>> BEGIN Available data
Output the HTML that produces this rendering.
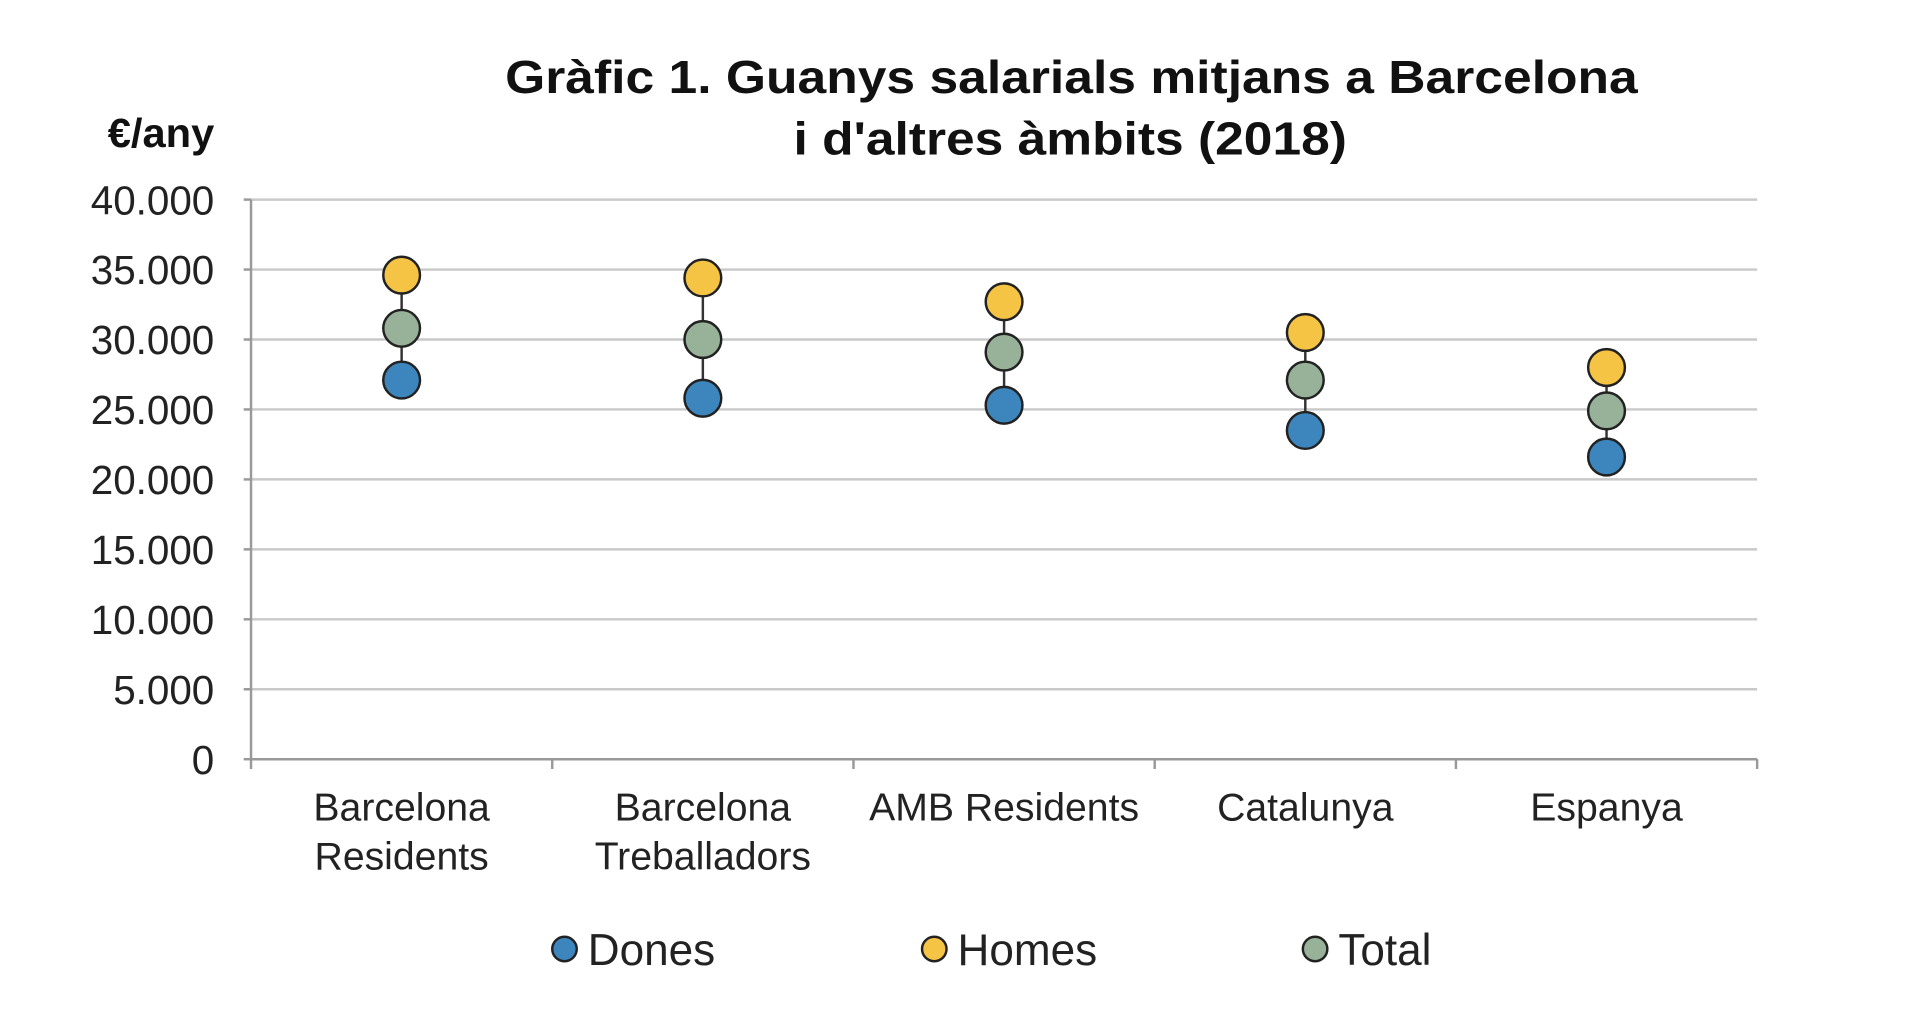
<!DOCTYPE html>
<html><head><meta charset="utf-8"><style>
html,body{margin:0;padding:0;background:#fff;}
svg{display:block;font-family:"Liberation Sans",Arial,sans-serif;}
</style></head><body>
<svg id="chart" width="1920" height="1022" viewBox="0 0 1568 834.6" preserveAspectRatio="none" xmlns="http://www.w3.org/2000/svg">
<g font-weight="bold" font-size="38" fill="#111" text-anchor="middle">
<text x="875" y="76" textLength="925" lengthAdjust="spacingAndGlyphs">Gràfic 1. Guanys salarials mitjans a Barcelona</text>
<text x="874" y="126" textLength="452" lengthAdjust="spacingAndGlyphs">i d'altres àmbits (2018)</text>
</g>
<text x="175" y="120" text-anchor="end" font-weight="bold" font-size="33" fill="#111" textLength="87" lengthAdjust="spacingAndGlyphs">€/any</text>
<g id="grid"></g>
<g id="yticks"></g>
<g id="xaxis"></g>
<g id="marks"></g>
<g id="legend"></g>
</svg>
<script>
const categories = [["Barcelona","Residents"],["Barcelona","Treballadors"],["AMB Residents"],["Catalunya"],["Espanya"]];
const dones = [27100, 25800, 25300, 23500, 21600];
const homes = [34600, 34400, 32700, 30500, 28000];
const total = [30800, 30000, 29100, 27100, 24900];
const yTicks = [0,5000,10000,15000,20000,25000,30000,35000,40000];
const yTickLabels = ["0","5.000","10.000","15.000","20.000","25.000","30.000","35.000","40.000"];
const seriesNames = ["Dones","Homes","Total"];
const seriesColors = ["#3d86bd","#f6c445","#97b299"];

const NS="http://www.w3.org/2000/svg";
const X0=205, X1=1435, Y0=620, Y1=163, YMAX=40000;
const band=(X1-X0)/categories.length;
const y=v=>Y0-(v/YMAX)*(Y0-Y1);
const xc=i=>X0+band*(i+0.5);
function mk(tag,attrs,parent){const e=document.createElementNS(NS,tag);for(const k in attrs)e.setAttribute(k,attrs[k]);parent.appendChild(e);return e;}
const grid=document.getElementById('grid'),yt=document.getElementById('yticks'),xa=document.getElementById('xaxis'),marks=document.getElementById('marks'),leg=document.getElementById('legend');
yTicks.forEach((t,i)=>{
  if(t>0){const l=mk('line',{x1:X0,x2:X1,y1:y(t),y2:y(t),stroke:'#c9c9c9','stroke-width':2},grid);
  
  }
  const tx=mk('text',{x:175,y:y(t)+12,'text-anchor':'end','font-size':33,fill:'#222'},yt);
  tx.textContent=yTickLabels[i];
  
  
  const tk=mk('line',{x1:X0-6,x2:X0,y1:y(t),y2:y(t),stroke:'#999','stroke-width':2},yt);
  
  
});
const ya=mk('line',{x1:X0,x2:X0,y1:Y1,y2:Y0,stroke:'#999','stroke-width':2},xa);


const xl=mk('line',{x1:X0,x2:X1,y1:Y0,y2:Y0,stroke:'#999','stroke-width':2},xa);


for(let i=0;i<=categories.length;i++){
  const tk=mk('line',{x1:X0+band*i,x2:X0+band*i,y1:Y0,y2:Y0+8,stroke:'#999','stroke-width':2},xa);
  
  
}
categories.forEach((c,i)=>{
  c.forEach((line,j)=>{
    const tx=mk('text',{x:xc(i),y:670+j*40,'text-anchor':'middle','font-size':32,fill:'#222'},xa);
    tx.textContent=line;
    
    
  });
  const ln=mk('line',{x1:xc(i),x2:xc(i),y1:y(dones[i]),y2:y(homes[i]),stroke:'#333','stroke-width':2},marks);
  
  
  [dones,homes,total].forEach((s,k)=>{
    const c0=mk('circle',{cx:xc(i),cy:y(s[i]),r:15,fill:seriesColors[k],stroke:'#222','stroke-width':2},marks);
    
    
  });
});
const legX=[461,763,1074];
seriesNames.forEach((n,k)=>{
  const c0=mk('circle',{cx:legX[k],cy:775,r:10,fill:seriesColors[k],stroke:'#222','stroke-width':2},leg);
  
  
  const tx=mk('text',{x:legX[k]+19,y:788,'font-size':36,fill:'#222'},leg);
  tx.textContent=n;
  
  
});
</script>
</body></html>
>> END Available data
>> BEGIN Available data
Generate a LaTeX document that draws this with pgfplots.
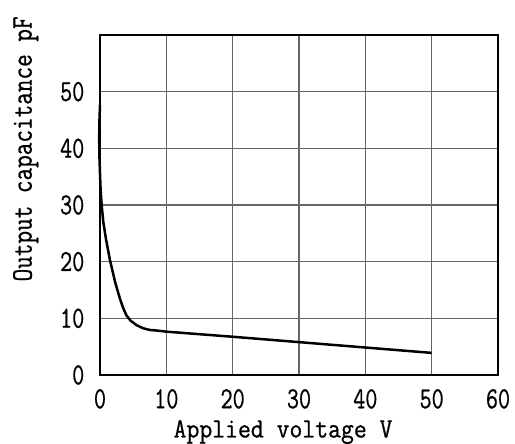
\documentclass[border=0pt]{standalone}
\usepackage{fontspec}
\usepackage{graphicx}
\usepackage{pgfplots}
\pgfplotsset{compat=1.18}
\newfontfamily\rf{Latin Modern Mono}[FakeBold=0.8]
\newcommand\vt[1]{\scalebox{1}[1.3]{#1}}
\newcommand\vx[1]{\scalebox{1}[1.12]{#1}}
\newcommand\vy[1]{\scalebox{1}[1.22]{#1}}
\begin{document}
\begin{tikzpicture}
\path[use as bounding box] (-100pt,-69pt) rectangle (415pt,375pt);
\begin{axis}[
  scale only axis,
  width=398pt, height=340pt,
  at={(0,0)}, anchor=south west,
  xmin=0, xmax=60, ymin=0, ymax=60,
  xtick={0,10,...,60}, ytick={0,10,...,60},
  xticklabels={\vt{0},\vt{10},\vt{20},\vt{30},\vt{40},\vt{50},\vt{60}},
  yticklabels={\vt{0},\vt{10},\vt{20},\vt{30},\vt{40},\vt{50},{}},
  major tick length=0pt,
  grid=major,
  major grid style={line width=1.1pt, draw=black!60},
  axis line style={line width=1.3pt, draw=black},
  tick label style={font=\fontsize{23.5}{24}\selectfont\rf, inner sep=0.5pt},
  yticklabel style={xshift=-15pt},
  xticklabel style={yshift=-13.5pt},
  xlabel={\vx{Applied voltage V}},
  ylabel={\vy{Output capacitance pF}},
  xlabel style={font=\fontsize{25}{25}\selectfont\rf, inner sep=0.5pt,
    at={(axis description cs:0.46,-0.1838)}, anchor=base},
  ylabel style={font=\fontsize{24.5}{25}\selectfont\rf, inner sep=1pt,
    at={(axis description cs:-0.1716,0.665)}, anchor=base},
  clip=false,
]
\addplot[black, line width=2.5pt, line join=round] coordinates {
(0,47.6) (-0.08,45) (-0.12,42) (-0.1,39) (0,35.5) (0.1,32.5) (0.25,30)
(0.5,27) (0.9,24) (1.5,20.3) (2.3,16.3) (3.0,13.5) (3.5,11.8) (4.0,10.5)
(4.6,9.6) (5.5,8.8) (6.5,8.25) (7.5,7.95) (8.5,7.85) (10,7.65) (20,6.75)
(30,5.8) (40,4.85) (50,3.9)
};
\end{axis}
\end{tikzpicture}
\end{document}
>> END Available data
>> BEGIN Available data
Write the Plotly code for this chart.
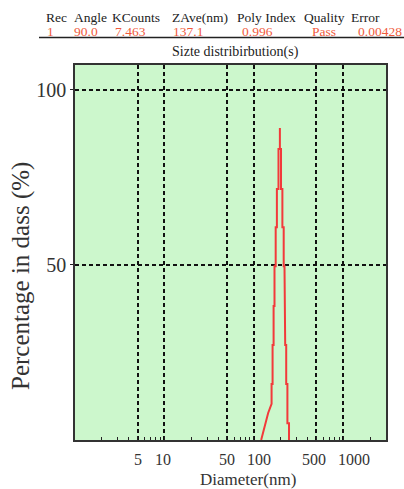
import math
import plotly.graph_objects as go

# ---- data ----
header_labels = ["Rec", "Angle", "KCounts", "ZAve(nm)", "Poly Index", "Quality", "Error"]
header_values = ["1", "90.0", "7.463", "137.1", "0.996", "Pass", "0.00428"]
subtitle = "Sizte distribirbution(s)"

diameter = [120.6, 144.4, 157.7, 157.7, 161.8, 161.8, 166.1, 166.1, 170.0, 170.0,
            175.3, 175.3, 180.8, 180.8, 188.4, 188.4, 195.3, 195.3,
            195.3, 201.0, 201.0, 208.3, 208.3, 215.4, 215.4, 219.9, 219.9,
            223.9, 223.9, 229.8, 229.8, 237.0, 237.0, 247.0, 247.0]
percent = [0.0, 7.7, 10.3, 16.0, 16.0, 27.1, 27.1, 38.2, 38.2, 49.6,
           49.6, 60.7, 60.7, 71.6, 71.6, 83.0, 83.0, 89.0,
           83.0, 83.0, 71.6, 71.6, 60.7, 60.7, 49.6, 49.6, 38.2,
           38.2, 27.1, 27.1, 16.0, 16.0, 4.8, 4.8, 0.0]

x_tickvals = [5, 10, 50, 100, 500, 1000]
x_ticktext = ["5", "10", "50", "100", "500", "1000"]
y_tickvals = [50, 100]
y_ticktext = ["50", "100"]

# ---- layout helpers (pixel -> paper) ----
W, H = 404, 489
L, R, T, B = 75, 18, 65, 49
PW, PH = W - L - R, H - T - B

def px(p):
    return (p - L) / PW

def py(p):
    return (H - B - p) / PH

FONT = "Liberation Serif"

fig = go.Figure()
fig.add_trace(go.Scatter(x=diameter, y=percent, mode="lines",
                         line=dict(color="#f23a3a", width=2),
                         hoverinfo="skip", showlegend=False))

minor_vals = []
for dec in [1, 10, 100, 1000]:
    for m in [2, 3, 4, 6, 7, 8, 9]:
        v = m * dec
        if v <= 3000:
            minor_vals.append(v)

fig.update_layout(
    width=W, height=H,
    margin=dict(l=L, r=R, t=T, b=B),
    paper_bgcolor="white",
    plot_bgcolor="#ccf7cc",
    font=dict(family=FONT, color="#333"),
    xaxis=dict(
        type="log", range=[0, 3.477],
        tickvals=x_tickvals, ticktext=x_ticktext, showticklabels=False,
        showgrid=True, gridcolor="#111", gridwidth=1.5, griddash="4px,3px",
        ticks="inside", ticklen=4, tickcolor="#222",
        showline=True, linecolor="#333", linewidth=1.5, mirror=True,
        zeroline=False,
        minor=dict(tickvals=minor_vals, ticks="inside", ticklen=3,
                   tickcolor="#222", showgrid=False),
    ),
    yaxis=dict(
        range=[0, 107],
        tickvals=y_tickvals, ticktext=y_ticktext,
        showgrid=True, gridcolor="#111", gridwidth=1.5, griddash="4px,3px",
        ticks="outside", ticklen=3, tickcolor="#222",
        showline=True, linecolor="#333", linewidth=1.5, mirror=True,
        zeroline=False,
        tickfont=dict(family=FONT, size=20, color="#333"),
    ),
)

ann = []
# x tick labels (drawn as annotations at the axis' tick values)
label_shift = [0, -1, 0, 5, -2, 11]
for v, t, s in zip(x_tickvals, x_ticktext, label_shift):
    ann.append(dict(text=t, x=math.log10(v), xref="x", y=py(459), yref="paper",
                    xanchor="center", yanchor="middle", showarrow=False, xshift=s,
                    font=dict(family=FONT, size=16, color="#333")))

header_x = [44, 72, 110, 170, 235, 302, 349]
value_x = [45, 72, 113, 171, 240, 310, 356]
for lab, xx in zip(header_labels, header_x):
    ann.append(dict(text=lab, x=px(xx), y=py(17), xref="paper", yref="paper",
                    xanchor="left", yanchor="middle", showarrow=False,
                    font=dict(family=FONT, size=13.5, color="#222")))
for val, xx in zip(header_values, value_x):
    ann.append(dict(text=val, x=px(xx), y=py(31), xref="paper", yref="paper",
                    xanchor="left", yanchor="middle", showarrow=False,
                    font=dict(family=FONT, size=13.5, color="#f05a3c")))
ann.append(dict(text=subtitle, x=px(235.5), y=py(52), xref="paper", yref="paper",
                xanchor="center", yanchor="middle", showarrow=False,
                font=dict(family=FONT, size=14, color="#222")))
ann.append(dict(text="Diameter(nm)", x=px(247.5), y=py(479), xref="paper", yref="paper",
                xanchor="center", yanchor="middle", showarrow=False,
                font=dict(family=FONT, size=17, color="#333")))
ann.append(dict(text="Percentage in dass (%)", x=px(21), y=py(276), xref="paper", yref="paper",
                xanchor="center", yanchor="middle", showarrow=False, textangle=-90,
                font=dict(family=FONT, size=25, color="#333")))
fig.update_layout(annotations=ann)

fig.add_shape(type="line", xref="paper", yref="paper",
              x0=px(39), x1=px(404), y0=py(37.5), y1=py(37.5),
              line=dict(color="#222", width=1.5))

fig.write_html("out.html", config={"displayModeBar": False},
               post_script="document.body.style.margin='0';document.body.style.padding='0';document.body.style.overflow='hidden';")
>> END Available data
_Problem to solve_.
Take the lines above starting at the one containing "Write the Plotly code for this chart." and ending at the one containing "import plotly.graph_objects as go", and print them again exactly, without pictures.

_Answer_.
Write the Plotly code for this chart.
import math
import plotly.graph_objects as go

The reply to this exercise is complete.